Generating Cells to Treat Vascular Disease

Much of the stem cell research community is engaged in determining the recipes needed to create large numbers of specific types of cell for specific therapeutic uses. There are a few hundred different types of cell in the human body, so you'll periodically see announcements such as this as successes are achieved:

A new approach for generating large numbers of circulatory system cells, known as vascular endothelial cells (VECs), from human amniotic-fluid-derived cells (ACs) is reported ... The strategy, which shows promise in mice, opens the door to establishing a vast inventory of VECs for promoting organ regeneration and treating diverse vascular disorders.

VECs line the entire circulatory system, including the heart and blood vessels, and they help to control blood pressure, promote the formation of new blood vessels, and support the regeneration and repair of injured organs. A wide range of vascular diseases stem from dysfunctions in VECs, so generating healthy cells for transplantation in patients would represent an attractive treatment strategy. But past stem cell strategies have fallen short: VECs derived from stem cells are unstable and tend to convert to nonvascular cells, and they do not increase rapidly in number, limiting their potential for clinical use.

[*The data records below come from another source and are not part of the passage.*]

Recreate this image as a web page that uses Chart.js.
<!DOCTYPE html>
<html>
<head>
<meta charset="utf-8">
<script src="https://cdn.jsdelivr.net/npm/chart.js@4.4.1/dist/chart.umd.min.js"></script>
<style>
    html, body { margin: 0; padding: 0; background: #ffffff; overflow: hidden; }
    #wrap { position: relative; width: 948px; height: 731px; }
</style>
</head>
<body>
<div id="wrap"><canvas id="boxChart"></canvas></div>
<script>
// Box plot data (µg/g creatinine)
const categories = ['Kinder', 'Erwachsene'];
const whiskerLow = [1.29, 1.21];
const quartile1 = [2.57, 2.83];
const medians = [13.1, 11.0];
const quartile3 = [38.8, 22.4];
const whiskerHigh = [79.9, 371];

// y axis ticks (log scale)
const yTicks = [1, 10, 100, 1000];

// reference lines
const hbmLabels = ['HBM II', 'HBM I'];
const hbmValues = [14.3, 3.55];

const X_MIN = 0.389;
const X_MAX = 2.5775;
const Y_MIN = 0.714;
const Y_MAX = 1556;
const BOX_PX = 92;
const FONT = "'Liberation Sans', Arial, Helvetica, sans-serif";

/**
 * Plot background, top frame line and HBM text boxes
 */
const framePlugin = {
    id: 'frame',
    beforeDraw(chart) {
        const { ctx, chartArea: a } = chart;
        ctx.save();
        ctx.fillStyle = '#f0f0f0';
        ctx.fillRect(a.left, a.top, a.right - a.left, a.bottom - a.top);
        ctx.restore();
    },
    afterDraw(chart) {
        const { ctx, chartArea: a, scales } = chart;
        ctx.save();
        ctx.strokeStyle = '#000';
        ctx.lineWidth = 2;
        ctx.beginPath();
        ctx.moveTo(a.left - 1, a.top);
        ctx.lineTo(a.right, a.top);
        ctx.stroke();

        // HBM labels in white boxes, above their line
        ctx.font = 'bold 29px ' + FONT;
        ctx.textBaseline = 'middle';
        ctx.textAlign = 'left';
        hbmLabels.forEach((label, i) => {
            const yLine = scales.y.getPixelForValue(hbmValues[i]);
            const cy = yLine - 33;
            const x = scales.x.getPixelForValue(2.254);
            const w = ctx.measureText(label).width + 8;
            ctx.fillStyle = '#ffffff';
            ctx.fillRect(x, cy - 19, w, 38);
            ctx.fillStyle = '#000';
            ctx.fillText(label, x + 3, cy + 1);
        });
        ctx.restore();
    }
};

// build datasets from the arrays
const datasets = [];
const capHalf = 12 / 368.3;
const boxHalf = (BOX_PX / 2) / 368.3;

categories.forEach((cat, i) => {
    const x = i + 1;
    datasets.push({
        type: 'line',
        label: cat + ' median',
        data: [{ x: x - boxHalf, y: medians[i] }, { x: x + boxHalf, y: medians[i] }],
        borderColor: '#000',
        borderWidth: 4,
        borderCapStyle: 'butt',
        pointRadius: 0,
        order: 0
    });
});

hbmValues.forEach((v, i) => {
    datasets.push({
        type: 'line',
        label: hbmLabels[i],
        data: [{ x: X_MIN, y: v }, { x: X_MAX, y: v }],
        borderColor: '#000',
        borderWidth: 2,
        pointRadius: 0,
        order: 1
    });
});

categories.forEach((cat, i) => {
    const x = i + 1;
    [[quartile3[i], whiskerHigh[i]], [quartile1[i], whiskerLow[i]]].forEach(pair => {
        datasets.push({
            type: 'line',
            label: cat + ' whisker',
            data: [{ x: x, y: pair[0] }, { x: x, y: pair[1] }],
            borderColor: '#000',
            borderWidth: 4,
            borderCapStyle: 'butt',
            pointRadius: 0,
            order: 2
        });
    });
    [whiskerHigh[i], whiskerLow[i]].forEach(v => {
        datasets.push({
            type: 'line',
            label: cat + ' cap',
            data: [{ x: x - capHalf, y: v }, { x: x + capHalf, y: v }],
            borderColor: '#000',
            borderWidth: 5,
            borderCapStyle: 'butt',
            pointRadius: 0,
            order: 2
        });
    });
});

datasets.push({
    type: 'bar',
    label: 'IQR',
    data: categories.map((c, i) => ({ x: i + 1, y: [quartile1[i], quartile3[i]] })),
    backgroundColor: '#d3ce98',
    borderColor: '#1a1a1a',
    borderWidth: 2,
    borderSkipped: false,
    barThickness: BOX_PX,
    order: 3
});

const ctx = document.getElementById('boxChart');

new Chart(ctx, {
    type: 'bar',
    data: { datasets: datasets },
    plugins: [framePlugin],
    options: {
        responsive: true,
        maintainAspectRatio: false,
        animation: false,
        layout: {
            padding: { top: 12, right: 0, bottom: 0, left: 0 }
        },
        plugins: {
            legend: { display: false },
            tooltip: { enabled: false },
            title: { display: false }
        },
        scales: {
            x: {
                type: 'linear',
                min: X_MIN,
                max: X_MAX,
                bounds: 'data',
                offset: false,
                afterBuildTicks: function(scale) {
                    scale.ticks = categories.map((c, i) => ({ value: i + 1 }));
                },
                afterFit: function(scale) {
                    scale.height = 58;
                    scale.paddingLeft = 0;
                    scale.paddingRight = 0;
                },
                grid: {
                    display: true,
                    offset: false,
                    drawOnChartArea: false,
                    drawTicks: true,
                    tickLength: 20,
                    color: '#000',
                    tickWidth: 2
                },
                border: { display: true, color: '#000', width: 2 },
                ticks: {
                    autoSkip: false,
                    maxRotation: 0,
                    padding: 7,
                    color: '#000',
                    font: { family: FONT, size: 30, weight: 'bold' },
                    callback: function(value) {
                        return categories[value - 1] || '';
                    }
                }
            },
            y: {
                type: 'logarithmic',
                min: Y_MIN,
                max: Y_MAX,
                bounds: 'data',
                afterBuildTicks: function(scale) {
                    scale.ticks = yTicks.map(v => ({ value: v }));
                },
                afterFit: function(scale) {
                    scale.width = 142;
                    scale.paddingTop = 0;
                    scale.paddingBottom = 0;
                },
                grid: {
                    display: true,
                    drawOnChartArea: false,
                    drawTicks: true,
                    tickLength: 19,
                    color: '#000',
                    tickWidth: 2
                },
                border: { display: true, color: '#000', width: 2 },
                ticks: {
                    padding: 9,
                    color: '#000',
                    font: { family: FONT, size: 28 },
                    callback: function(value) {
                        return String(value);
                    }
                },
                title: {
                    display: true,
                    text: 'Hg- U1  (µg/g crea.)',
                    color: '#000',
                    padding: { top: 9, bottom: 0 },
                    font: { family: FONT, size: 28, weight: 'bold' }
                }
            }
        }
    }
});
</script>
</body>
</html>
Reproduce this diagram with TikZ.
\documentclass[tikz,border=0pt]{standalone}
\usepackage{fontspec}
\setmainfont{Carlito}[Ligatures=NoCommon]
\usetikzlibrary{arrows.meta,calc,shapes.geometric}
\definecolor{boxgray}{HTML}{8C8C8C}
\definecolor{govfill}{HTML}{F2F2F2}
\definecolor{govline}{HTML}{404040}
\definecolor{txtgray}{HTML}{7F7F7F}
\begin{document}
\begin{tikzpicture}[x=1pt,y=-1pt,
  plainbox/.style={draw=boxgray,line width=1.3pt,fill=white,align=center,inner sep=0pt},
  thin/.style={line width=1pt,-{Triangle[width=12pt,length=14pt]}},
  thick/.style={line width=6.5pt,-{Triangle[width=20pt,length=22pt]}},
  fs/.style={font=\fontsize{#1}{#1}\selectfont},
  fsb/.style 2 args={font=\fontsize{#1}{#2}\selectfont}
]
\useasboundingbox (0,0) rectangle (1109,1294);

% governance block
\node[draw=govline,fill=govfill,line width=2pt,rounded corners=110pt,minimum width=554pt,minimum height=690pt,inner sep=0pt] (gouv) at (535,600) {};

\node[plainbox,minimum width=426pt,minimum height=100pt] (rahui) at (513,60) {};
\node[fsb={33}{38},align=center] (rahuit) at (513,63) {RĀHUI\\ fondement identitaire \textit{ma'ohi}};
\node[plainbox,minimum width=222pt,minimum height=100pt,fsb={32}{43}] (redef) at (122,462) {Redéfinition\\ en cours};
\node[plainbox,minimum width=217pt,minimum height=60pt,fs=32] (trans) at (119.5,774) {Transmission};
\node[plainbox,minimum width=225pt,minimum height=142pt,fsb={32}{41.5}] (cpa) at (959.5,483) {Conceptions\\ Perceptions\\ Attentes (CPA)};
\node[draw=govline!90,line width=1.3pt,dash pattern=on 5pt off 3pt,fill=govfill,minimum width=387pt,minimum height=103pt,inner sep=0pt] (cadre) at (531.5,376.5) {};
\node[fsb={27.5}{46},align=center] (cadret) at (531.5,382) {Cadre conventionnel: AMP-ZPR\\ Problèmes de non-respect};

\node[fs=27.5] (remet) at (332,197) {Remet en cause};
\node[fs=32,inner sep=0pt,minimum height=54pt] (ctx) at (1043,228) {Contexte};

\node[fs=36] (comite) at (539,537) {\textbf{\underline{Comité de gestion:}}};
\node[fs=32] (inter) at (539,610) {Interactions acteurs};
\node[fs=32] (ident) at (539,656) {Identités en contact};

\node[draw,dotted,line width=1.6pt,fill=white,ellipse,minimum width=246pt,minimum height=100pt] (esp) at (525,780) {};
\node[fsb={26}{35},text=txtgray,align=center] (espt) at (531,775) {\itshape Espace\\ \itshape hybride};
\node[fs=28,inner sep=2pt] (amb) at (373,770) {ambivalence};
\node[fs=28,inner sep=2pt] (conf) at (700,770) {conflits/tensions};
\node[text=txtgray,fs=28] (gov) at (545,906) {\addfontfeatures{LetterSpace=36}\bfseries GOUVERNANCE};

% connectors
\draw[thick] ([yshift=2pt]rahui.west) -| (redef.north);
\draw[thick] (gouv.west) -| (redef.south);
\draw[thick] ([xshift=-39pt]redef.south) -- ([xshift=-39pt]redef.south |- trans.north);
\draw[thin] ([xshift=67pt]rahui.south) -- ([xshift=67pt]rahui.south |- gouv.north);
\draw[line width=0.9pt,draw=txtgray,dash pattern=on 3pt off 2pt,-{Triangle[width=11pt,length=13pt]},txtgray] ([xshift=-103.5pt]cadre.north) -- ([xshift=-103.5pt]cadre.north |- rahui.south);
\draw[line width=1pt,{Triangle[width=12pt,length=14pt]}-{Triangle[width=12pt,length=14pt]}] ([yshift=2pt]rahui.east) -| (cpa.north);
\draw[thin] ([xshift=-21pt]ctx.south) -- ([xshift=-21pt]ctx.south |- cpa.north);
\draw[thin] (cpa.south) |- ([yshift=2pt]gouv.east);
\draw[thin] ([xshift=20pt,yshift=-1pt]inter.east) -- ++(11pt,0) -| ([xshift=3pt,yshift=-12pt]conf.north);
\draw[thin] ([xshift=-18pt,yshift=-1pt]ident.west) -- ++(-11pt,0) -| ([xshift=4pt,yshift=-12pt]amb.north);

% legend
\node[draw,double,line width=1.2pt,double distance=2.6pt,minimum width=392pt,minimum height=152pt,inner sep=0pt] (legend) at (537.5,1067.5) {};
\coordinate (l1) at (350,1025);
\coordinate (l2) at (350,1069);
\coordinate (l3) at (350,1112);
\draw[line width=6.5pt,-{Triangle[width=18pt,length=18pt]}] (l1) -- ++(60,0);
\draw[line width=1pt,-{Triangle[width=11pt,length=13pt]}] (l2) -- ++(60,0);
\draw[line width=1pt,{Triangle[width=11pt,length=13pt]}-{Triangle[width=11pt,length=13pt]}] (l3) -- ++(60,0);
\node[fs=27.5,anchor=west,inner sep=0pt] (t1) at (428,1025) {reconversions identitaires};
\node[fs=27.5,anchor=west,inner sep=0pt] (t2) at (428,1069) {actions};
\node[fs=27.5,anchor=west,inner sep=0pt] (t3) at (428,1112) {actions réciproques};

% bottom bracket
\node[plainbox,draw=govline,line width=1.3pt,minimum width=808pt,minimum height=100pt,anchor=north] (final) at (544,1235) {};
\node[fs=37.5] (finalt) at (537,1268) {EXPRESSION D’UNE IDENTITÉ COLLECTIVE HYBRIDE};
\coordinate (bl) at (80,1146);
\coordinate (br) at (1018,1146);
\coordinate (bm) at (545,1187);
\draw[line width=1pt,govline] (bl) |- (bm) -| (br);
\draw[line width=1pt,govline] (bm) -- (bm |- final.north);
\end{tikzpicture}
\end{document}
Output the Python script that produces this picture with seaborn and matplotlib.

To overcome these limitations, [researchers] developed a safe approach for producing a large number of stable VECs from amniotic cells, which are extracted during routine amniocentesis procedures and thus represent a steady source of cells. To reprogram amniotic cells into mature and functional VECs, called rAC-VECs, the researchers turned specific genes on and off using members of the E-twenty-six family of transcription factors - proteins that bind DNA and are important for VEC development.

The rAC-VECs resembled human adult VECs in that they expressed the normal set of vascular-specific genes. When rAC-VECs were transplanted into the regenerating livers of mice, they formed stable, normal, and functional blood vessels.